In the virtual image display device described above, since the minimum dimension of the second transparent region is relatively large, manufacturing accuracy is advantageous.

In the virtual image display device in the specific configuration, each of the plurality of pixels further includes a third transparent region that is adjacent to the second transparent region and transmits the external light, the segmented OLED panel further includes a fourth transparent region that faces the third transparent region and transmits the external light, and the patterned half-waveplate further includes a fifth transparent region that faces the third transparent region and transmits the external light.

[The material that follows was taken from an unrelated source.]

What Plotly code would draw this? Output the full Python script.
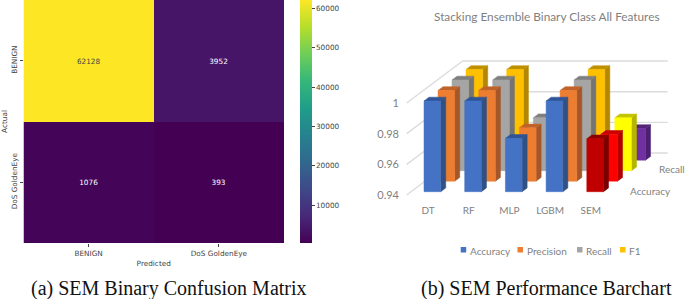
import plotly.graph_objects as go

# ---- data: confusion matrix
cm_actual = ["BENIGN", "DoS GoldenEye"]
cm_predicted = ["BENIGN", "DoS GoldenEye"]
cm_row_benign = [62128, 3952]
cm_row_dos = [1076, 393]
cbar_ticks = [10000, 20000, 30000, 40000, 50000, 60000]

# ---- data: bar chart
models = ["DT", "RF", "MLP", "LGBM", "SEM"]
metrics = ["Accuracy", "Precision", "Recall", "F1"]
accuracy = [0.9992, 0.9992, 0.9748, 0.9992, 0.9745]
precision = [0.9992, 0.9992, 0.9748, 0.9992, 0.9706]
recall = [0.9992, 0.9992, 0.9746, 0.9992, 0.9745]
f1 = [0.9992, 0.9992, 0.975, 0.9992, 0.9607]
value_ticks = [0.94, 0.96, 0.98, 1]
depth_labels = {"Accuracy": 0, "Recall": 2}

W, H = 685, 299
def px(x): return x / W
def py(y): return 1 - y / H

# ---- oblique projection of the bar chart onto its flat axes
COL = 40.7           # pixels per model
VAL = 1533.0         # pixels per unit of score
ROW_X, ROW_Y = 14.0, 10.5   # shift per metric row
ORIGIN_X, ORIGIN_Y = 419.6, 195.0
BASE = 0.94
BAR_W = 16.7 / COL
DEPTH = 0.36         # depth of one bar, in rows
FIRST_ROW = 0.314

def proj(col, row, v):
    return col + row * ROW_X / COL, v + row * ROW_Y / VAL

def face(points, colour):
    xs, ys = zip(*[proj(*p) for p in points + points[:1]])
    return go.Scatter(x=xs, y=ys, mode="lines", fill="toself", fillcolor=colour,
                      line=dict(color=colour, width=0.5), xaxis="x2", yaxis="y2",
                      showlegend=False, hoverinfo="skip")

metric_values = [accuracy, precision, recall, f1]
face_colours = {
    "front": ["#4472C4", "#ED7D31", "#A5A5A5", "#FFC000"],
    "side": ["#2F5185", "#A5572A", "#747474", "#B38800"],
    "top": ["#2F5597", "#C0632A", "#7F7F7F", "#BF9000"],
}
sem_colours = {
    "front": ["#C00000", "#FF0000", "#FFFF00", "#7030A0"],
    "side": ["#7A0000", "#B00000", "#B5B500", "#4C2070"],
    "top": ["#8E0000", "#C80000", "#C4C400", "#54247A"],
}

fig = go.Figure()

# heatmap
fig.add_trace(go.Heatmap(
    z=[cm_row_benign, cm_row_dos], x=cm_predicted, y=cm_actual,
    colorscale="Viridis", zmin=393, zmax=62128, xgap=0, ygap=0,
    texttemplate="%{z:d}", textfont=dict(family="DejaVu Sans", size=7.3),
    hoverinfo="skip",
    colorbar=dict(x=px(300), xanchor="left", xref="paper", y=py(243), yanchor="bottom", yref="paper",
                  len=243 / H, lenmode="fraction", thickness=12, thicknessmode="pixels",
                  outlinewidth=0, xpad=0, ypad=0, tickvals=cbar_ticks, ticktext=[str(t) for t in cbar_ticks],
                  ticks="outside", ticklen=3,
                  tickwidth=0.8, tickcolor="#444", tickfont=dict(family="DejaVu Sans", size=7.3, color="#444")),
))

# walls' gridlines
END_COL = 4.72
for v in value_ticks:
    xs, ys = zip(proj(-0.317, 0, v), proj(-0.317, 4, v), proj(END_COL, 4, v))
    fig.add_trace(go.Scatter(x=xs, y=ys, mode="lines", line=dict(color="#DCDCDC", width=1.4),
                             xaxis="x2", yaxis="y2", showlegend=False, hoverinfo="skip"))

# bars, back row first
for j in range(len(metrics) - 1, -1, -1):
    for i in range(len(models)):
        v = metric_values[j][i]
        pal = sem_colours if models[i] == "SEM" else face_colours
        r0, r1 = j + FIRST_ROW, j + FIRST_ROW + DEPTH
        l, rt = i, i + BAR_W
        fig.add_trace(face([(rt, r0, BASE), (rt, r1, BASE), (rt, r1, v), (rt, r0, v)], pal["side"][j]))
        fig.add_trace(face([(l, r0, v), (rt, r0, v), (rt, r1, v), (l, r1, v)], pal["top"][j]))
        fig.add_trace(face([(l, r0, BASE), (rt, r0, BASE), (rt, r0, v), (l, r0, v)], pal["front"][j]))

GREY = "#7F7F7F"
LATO = "Lato"
def note(text, x, y, font, anchor="center"):
    return dict(text=text, x=px(x), y=py(y), xref="paper", yref="paper", xanchor=anchor, yanchor="middle",
                showarrow=False, font=font)

annotations = [
    note("(a) SEM Binary Confusion Matrix", 169, 288, dict(family="Liberation Serif", size=20, color="#111")),
    note("(b) SEM Performance Barchart", 546.5, 288, dict(family="Liberation Serif", size=20, color="#111")),
    note("Stacking Ensemble Binary Class All Features", 546.5, 17, dict(family=LATO, size=11.8, color=GREY)),
]
# depth-axis labels
for name, row in depth_labels.items():
    xp = 650.7 if row == 0 else 672
    yp = 190.7 if row == 0 else 169.3
    annotations.append(note(name, xp, yp, dict(family=LATO, size=10, color=GREY)))

# legend row
shapes = []
legend_x = [460.7, 517.5, 577, 620]
for name, colour, lx in zip(metrics, face_colours["front"], legend_x):
    shapes.append(dict(type="rect", xref="paper", yref="paper", x0=px(lx), x1=px(lx + 5.5), y0=py(252.5), y1=py(247),
                       fillcolor=colour, line_width=0))
    annotations.append(note(name, lx + 7, 250.5, dict(family=LATO, size=10, color=GREY), anchor="left"))

dx0, dx1 = 400, 684
dy0, dy1 = 42, 203
fig.update_layout(
    width=W, height=H, margin=dict(l=0, r=0, t=0, b=0, autoexpand=False),
    paper_bgcolor="white", plot_bgcolor="white", showlegend=False,
    annotations=annotations, shapes=shapes,
    xaxis=dict(domain=[px(23.5), px(284)], side="bottom", showgrid=False, zeroline=False,
               ticks="outside", ticklen=3, tickwidth=0.8, tickcolor="#444",
               tickfont=dict(family="DejaVu Sans", size=7.3, color="#444"),
               title=dict(text="Predicted", font=dict(family="DejaVu Sans", size=7.3, color="#444"), standoff=4)),
    yaxis=dict(domain=[py(243), py(0)], autorange="reversed", showgrid=False, zeroline=False,
               ticks="outside", ticklen=3, tickwidth=0.8, tickcolor="#444", tickangle=-90,
               tickfont=dict(family="DejaVu Sans", size=7.3, color="#444"),
               title=dict(text="Actual", font=dict(family="DejaVu Sans", size=7.3, color="#444"), standoff=4)),
    xaxis2=dict(domain=[px(dx0), px(dx1)], anchor="y2",
                range=[(dx0 - ORIGIN_X) / COL, (dx1 - ORIGIN_X) / COL],
                tickvals=[i + 0.206 for i in range(len(models))], ticktext=models,
                showgrid=False, zeroline=False, showline=False, ticks="",
                tickfont=dict(family=LATO, size=10, color=GREY)),
    yaxis2=dict(domain=[py(dy1), py(dy0)], anchor="x2",
                range=[BASE + (ORIGIN_Y - dy1) / VAL, BASE + (ORIGIN_Y - dy0) / VAL],
                tickvals=value_ticks, ticktext=[str(v) for v in value_ticks],
                showgrid=False, zeroline=False, showline=False, ticks="",
                tickfont=dict(family=LATO, size=11, color=GREY)),
)
fig.write_html("out.html", config={"displayModeBar": False},
               post_script="document.body.style.margin='0';document.body.style.overflow='hidden';")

In the virtual image display device in the specific configuration, in each of the plurality of pixels, the second transparent region and the third transparent region are adjacent to each other in one arrangement direction of the first arrangement direction and the second arrangement direction, and in a first pixel and a second pixel adjacent to the first pixel in the other arrangement direction of the first arrangement direction and the second arrangement direction, the third transparent region of the first pixel and the third transparent region of the second pixel are adjacent to each other in the other arrangement direction.

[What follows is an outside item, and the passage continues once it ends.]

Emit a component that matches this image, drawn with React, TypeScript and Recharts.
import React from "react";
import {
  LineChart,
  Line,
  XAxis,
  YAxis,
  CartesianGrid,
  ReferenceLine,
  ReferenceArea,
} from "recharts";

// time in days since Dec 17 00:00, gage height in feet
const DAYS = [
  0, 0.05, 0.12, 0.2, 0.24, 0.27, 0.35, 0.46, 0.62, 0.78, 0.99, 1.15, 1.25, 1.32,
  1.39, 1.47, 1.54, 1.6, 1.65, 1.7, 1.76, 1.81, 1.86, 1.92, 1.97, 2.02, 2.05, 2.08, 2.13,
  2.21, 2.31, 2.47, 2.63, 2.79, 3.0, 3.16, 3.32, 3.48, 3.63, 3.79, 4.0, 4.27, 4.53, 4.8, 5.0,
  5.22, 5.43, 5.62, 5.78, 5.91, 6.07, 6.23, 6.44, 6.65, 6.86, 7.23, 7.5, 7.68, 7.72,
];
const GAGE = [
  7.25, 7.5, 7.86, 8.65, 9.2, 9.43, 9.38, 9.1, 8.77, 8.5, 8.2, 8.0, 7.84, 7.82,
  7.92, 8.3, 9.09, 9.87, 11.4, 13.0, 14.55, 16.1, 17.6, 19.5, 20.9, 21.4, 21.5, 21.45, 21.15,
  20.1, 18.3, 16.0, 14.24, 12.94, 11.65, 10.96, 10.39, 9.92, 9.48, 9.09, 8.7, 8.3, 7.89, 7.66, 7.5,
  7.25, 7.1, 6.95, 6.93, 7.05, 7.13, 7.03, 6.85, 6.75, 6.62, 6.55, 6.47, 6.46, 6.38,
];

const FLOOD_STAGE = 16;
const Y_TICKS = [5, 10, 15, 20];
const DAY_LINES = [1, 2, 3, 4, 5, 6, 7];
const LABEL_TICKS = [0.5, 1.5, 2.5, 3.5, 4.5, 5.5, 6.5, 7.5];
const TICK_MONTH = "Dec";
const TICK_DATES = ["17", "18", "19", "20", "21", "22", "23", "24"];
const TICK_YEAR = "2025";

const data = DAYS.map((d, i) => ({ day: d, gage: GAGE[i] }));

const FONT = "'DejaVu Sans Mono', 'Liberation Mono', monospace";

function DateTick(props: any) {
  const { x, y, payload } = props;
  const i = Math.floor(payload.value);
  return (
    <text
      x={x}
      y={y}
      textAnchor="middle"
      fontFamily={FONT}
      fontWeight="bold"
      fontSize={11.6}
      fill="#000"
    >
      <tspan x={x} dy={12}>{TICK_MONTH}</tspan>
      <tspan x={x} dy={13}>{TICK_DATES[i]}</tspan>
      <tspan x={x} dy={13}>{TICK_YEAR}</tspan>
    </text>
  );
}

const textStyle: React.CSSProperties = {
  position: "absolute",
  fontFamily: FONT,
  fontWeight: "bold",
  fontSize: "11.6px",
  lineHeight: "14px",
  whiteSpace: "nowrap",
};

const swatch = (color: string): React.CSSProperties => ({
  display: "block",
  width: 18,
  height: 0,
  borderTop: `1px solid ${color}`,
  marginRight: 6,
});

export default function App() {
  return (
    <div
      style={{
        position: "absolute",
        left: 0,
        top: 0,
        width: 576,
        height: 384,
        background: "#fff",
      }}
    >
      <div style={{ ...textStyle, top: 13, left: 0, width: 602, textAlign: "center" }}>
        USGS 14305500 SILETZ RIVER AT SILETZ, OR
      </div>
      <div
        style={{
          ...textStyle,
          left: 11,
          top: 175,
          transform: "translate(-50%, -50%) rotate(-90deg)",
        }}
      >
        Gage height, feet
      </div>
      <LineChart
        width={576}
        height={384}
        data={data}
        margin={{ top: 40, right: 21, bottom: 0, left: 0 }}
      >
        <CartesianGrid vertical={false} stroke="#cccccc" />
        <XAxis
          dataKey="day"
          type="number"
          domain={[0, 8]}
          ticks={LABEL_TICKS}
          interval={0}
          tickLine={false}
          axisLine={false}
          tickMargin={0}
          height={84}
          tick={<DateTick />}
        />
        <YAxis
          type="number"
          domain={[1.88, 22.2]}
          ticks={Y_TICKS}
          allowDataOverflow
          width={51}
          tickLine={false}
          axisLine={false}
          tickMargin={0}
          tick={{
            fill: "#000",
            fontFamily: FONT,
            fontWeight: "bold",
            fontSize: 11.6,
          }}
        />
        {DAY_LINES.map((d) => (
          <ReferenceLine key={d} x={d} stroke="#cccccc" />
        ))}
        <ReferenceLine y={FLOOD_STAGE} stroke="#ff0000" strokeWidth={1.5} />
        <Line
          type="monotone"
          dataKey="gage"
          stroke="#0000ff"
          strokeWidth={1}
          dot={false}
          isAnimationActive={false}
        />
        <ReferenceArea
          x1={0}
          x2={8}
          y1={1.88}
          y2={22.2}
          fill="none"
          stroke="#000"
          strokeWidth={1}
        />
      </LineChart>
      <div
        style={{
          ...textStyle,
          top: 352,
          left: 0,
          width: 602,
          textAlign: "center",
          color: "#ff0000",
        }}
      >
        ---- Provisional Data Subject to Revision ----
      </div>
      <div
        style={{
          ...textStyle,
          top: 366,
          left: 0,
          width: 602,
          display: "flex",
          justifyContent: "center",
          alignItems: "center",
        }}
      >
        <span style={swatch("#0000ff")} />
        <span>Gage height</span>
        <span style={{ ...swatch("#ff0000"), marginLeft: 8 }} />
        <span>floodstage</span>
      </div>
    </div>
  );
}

In the virtual image display device described above, in the transmissive liquid crystal panel, the ratio of the area through which the external light is transmitted to the area through which the video light is emitted can be increased with a higher degree of freedom.

An optical unit in a specific configuration includes a segmented OLED (organic light emitting diode) panel having a light emission region that emits a backlight and a first transparent region that transmits an external light, a display element having a pixel including a sub-pixel that faces the light emission region and transmits the backlight to emit a video light and a second transparent region that faces the first transparent region and transmits the external light, a patterned half-waveplate having a first polarization region that faces the sub-pixel and has a first polarization characteristic selectively functioning with respect to a linearly-polarized light in a polarization direction parallel to a first axis direction and a second polarization region that faces the second transparent region and has a polarization characteristic different from that of the first polarization region, and a polarization imaging optical system that faces the display element with the patterned half-waveplate in between, images the video light from the patterned half-waveplate, and transmits the external light from the patterned half-waveplate.

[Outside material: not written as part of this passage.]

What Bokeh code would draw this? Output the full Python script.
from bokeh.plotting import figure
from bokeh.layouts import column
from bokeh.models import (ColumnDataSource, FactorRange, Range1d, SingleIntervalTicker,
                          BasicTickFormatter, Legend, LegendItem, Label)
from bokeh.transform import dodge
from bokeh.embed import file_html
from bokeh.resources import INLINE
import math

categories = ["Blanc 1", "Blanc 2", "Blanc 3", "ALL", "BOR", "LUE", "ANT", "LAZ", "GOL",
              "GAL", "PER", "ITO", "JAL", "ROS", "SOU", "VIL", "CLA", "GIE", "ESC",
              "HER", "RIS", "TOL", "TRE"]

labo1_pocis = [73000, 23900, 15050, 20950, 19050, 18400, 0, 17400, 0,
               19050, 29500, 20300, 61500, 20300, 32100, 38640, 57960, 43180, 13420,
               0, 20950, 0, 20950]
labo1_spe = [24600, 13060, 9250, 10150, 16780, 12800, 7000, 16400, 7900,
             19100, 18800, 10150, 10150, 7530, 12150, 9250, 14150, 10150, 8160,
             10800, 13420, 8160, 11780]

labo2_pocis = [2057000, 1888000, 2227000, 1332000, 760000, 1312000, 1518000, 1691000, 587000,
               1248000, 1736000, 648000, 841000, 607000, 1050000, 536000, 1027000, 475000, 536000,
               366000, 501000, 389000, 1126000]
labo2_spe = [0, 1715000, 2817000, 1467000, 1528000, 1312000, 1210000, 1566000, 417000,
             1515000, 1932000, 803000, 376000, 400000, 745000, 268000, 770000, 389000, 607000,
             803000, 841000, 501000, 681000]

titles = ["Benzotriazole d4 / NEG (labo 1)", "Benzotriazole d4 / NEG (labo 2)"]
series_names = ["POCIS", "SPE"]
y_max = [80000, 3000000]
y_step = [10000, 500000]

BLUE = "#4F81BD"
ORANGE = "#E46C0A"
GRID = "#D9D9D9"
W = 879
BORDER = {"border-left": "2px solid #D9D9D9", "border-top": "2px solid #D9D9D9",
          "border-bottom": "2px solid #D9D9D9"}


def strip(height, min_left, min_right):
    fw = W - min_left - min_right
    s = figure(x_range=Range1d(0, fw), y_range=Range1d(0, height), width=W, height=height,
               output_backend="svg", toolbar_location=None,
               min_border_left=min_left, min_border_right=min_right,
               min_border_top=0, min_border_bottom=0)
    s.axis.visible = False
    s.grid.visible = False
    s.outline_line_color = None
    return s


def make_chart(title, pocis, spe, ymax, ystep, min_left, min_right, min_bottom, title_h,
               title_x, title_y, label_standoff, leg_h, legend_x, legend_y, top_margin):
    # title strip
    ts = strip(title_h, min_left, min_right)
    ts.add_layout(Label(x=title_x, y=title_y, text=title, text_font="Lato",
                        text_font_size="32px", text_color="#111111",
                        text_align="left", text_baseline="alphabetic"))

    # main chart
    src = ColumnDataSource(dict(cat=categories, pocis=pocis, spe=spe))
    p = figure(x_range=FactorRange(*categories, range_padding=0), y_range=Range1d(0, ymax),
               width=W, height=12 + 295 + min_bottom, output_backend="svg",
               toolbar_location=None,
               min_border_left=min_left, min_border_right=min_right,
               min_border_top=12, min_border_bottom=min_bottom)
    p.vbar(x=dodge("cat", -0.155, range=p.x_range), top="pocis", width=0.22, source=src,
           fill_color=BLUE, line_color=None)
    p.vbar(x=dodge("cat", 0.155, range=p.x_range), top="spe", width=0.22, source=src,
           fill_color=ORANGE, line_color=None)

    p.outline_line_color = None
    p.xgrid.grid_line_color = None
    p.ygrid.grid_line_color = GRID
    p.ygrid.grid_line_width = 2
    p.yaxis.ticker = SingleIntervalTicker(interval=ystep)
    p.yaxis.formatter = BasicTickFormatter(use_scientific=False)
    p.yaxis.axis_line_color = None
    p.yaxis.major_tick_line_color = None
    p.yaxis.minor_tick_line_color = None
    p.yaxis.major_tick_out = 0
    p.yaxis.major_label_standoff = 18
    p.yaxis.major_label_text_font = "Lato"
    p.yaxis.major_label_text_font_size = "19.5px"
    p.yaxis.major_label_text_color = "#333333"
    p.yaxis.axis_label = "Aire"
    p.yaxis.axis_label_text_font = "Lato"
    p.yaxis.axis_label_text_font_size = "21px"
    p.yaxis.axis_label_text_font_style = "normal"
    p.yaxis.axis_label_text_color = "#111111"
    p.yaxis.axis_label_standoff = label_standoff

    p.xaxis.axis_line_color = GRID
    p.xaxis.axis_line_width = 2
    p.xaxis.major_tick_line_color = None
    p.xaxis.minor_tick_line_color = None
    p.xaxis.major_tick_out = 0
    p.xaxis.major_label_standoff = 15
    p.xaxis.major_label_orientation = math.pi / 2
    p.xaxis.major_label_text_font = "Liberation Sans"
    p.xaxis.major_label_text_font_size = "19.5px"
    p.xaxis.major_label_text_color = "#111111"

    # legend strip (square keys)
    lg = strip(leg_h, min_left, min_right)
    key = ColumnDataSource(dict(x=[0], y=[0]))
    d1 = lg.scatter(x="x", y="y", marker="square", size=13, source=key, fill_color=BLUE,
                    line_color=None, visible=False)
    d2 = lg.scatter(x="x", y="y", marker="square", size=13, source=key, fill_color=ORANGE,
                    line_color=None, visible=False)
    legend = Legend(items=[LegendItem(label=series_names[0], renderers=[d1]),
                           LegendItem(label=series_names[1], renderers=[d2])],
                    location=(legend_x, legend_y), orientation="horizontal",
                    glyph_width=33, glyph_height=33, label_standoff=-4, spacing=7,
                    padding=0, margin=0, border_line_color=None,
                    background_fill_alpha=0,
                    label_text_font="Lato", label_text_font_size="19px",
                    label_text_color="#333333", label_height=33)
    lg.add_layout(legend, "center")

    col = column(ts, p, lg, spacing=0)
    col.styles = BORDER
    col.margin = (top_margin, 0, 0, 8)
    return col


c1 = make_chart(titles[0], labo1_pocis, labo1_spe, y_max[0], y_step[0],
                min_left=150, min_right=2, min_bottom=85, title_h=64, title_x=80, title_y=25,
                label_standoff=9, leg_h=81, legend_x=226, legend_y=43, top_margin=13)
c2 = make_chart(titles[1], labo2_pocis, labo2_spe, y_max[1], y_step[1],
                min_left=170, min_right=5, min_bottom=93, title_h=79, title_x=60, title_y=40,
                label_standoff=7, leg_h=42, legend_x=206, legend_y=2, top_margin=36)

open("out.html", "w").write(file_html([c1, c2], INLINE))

In the optical unit described above, the light source member 10 and the polarization imaging optical system 50 can be downsized and both high transmittance for the external light OL and good display of the video light ML can be achieved. Further, in the virtual image display device 100A, 100B or the optical unit 100, by using the polarization imaging optical system 50 including the polarization liquid crystal lens 51 that images the video light ML having the first linearly-polarized light with positive power and transmits the external light OL having the second linearly-polarized light, the video light ML and the external light OL can be simultaneously guided to the eye EY without performing time-sharing control that may cause a decrease in visibility.